• [The exercise] Skip all pictures, then copy the lines from the start of the data through the line with "const totalDims = 2304;", keeping both ends.

• [Collected data]
**********

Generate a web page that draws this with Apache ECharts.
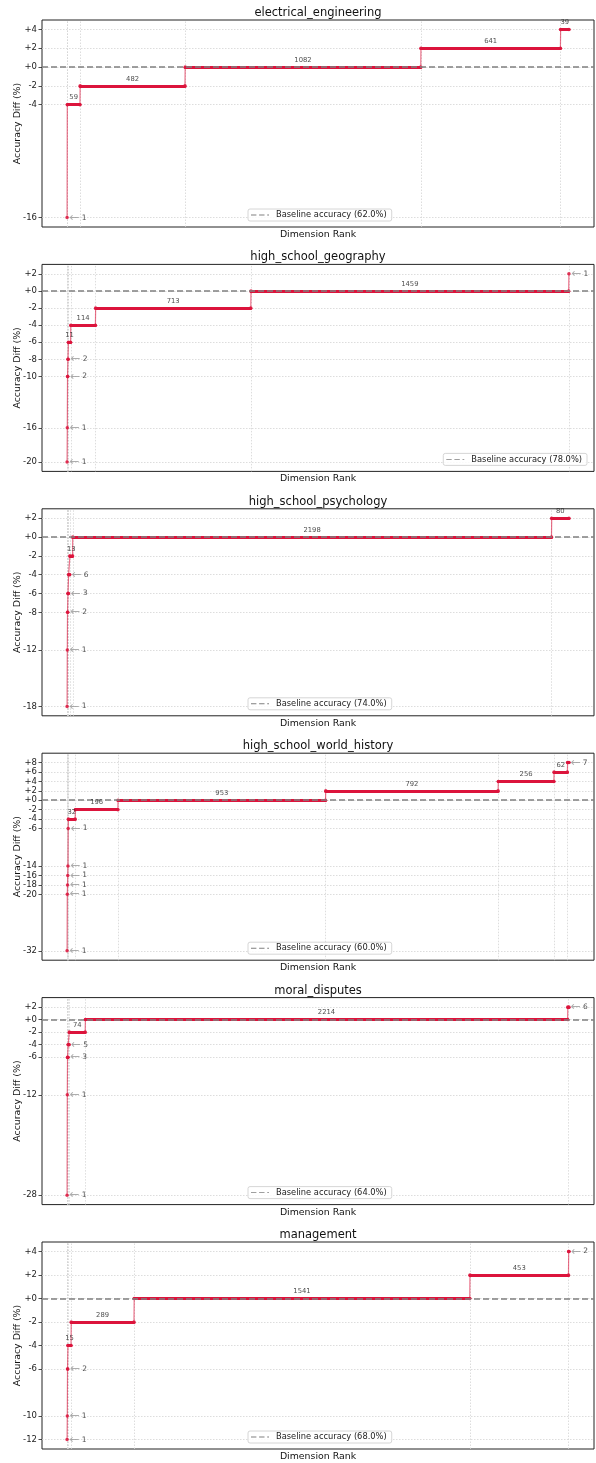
<!DOCTYPE html>
<html>
<head>
<meta charset="utf-8">
<script src="https://cdn.jsdelivr.net/npm/echarts@6/dist/echarts.min.js"></script>
<style>
html,body{margin:0;padding:0;background:#fff;}
#chart{width:596px;height:1463px;}
</style>
</head>
<body>
<div id="chart"></div>
<script>
// ---------------- DATA ----------------
const subjects = ['electrical_engineering', 'high_school_geography', 'high_school_psychology',
  'high_school_world_history', 'moral_disputes', 'management'];
const baselineAcc = [62.0, 78.0, 74.0, 60.0, 64.0, 68.0];
const totalDims = 2304;

// accuracy-diff levels (sorted) and number of dimensions at each level
const eeLevels  = [-16, -4, -2, 0, 2, 4];
const eeCounts  = [1, 59, 482, 1082, 641, 39];
const geoLevels = [-20, -16, -10, -8, -6, -4, -2, 0, 2];
const geoCounts = [1, 1, 2, 2, 11, 114, 713, 1459, 1];
const psyLevels = [-18, -12, -8, -6, -4, -2, 0, 2];
const psyCounts = [1, 1, 2, 3, 6, 13, 2198, 80];
const whLevels  = [-32, -20, -18, -16, -14, -6, -4, -2, 0, 2, 4, 6, 8];
const whCounts  = [1, 1, 1, 1, 1, 1, 32, 196, 953, 792, 256, 62, 7];
const mdLevels  = [-28, -12, -6, -4, -2, 0, 2];
const mdCounts  = [1, 1, 3, 5, 74, 2214, 6];
const mgLevels  = [-12, -10, -6, -4, -2, 0, 2, 4];
const mgCounts  = [1, 1, 2, 15, 289, 1541, 453, 2];

const allLevels = [eeLevels, geoLevels, psyLevels, whLevels, mdLevels, mgLevels];
const allCounts = [eeCounts, geoCounts, psyCounts, whCounts, mdCounts, mgCounts];
const legendSide = ['center', 'right', 'center', 'center', 'center', 'center'];

// ---------------- LAYOUT / STYLE ----------------
const FONT = 'DejaVu Sans';
const RED = '#dc143c';
const GL = 42, GW = 552, GH = 207, TOP0 = 20, STEP = 244.4;
const xPad = 0.05 * (totalDims - 1);
const DASH_ICON = 'path://M0,0H6V1H0Z M9,0H15V1H9Z M18,0H20V1H18Z';

const option = {
  animation: false,
  textStyle: { fontFamily: FONT },
  title: [], grid: [], xAxis: [], yAxis: [], legend: [], series: []
};

subjects.forEach((name, k) => {
  const levels = allLevels[k], counts = allCounts[k];
  const top = TOP0 + k * STEP;
  const bottom = top + GH;
  const lo = Math.min(...levels), hi = Math.max(...levels);
  const yPad = 0.05 * (hi - lo);

  // group start/end ranks
  const starts = [], ends = [];
  let r = 0;
  counts.forEach(c => { starts.push(r); ends.push(r + c - 1); r += c; });

  option.title.push({
    text: name, left: GL + GW / 2, top: top - 13, textAlign: 'center', padding: 0,
    textStyle: { fontSize: 11.5, fontWeight: 'normal', color: '#111', fontFamily: FONT }
  });
  option.grid.push({
    left: GL, top: top, width: GW, height: GH, show: true,
    borderColor: '#222', borderWidth: 1, backgroundColor: 'transparent',
    containLabel: false, outerBoundsMode: 'none'
  });
  option.xAxis.push({
    gridIndex: k, type: 'value', min: -xPad, max: totalDims - 1 + xPad,
    axisLine: { show: false, onZero: false }, axisTick: { show: false }, axisLabel: { show: false },
    splitLine: { show: false },
    name: 'Dimension Rank', nameLocation: 'middle', nameGap: 3, nameMoveOverlap: false,
    nameTextStyle: { fontSize: 9.4, color: '#111', fontFamily: FONT, verticalAlign: 'top' }
  });
  option.yAxis.push({
    gridIndex: k, type: 'value', min: lo - yPad, max: hi + yPad,
    axisLine: { show: false, onZero: false },
    axisTick: { show: true, customValues: levels, length: 3.5, lineStyle: { color: '#222', width: 0.8 } },
    axisLabel: {
      customValues: levels, fontSize: 8.5, color: '#222', margin: 5, fontFamily: FONT,
      formatter: v => (v >= 0 ? '+' : '') + v
    },
    splitLine: { show: false },
    name: 'Accuracy Diff (%)', nameLocation: 'middle', nameGap: 20, nameMoveOverlap: false,
    nameTextStyle: { fontSize: 9.4, color: '#111', fontFamily: FONT }
  });

  const legName = 'Baseline accuracy (' + baselineAcc[k].toFixed(1) + '%)';
  const leg = {
    data: [{ name: legName, icon: DASH_ICON }], top: bottom - 18, orient: 'horizontal',
    itemWidth: 18, itemHeight: 1.5, padding: [2, 5, 2, 3], itemGap: 5,
    itemStyle: { color: '#808080' },
    borderColor: '#ccc', borderWidth: 0.8, borderRadius: 2,
    backgroundColor: 'rgba(255,255,255,0.85)',
    textStyle: { fontSize: 8.3, color: '#222', fontFamily: FONT, padding: [0, 0, 0, 2] }
  };
  if (legendSide[k] === 'right') leg.right = 9; else leg.left = 248;
  option.legend.push(leg);

  // grid lines (horizontal at levels, vertical at group starts)
  option.series.push({
    type: 'line', xAxisIndex: k, yAxisIndex: k, data: [], silent: true, z: 1,
    markLine: {
      silent: true, symbol: ['none', 'none'], label: { show: false }, z: 1,
      lineStyle: { type: [1.5, 1.5], color: '#d4d4d4', width: 0.8 },
      emphasis: { disabled: true },
      data: levels.map(v => ({ yAxis: v })).concat(starts.map(s => ({ xAxis: s })))
    }
  });

  // thin connecting step line
  const conn = [];
  levels.forEach((v, i) => { conn.push([starts[i], v]); conn.push([ends[i], v]); });
  option.series.push({
    type: 'line', xAxisIndex: k, yAxisIndex: k, data: conn, symbol: 'none', silent: true, z: 2,
    lineStyle: { color: RED, width: 1.2, opacity: 0.6 }
  });

  // thick segments per level
  const segs = [];
  levels.forEach((v, i) => { if (counts[i] > 1) segs.push({ coords: [[starts[i], v], [ends[i], v]] }); });
  option.series.push({
    type: 'lines', coordinateSystem: 'cartesian2d', xAxisIndex: k, yAxisIndex: k,
    data: segs, silent: true, z: 3,
    lineStyle: { color: RED, width: 3.2, opacity: 1, cap: 'round' }
  });

  // end dots
  const dots = [];
  levels.forEach((v, i) => { dots.push([starts[i], v]); if (counts[i] > 1) dots.push([ends[i], v]); });
  option.series.push({
    type: 'scatter', xAxisIndex: k, yAxisIndex: k, data: dots, symbolSize: 3.5, silent: true, z: 4,
    itemStyle: { color: RED, opacity: 0.85 }
  });

  // baseline
  option.series.push({
    name: legName, type: 'line', xAxisIndex: k, yAxisIndex: k, data: [], symbol: 'none', z: 5,
    lineStyle: { color: '#808080', width: 1.5, type: [6, 3] },
    itemStyle: { color: '#808080' },
    markLine: {
      silent: true, symbol: ['none', 'none'], label: { show: false }, z: 5,
      lineStyle: { color: '#808080', width: 1.5, type: [6, 3] },
      emphasis: { disabled: true },
      data: [{ yAxis: 0 }]
    }
  });

  // count labels
  const labs = levels.map((v, i) => {
    const c = counts[i];
    const mid = (starts[i] + ends[i]) / 2;
    if (c >= 10) {
      return { value: [mid, v], label: { show: true, position: 'top', distance: 3,
        formatter: String(c), fontSize: 6.8, color: '#222', fontFamily: FONT } };
    }
    return { value: [mid, v], label: { show: true, position: 'right', distance: 2,
      formatter: '{a|←}{b|' + c + '}',
      rich: {
        a: { fontSize: 12, color: '#999', fontFamily: FONT },
        b: { fontSize: 7.5, color: '#222', fontFamily: FONT, padding: [0, 0, 0, 2] }
      } } };
  });
  option.series.push({
    type: 'scatter', xAxisIndex: k, yAxisIndex: k, data: labs, symbolSize: 1, silent: true, z: 6,
    itemStyle: { color: 'rgba(0,0,0,0)' }
  });
});

const chart = echarts.init(document.getElementById('chart'), null, { renderer: 'canvas' });
chart.setOption(option);
</script>
</body>
</html>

**********

• [Final answer]
Generate a web page that draws this with Apache ECharts.
<!DOCTYPE html>
<html>
<head>
<meta charset="utf-8">
<script src="https://cdn.jsdelivr.net/npm/echarts@6/dist/echarts.min.js"></script>
<style>
html,body{margin:0;padding:0;background:#fff;}
#chart{width:596px;height:1463px;}
</style>
</head>
<body>
<div id="chart"></div>
<script>
// ---------------- DATA ----------------
const subjects = ['electrical_engineering', 'high_school_geography', 'high_school_psychology',
  'high_school_world_history', 'moral_disputes', 'management'];
const baselineAcc = [62.0, 78.0, 74.0, 60.0, 64.0, 68.0];
const totalDims = 2304;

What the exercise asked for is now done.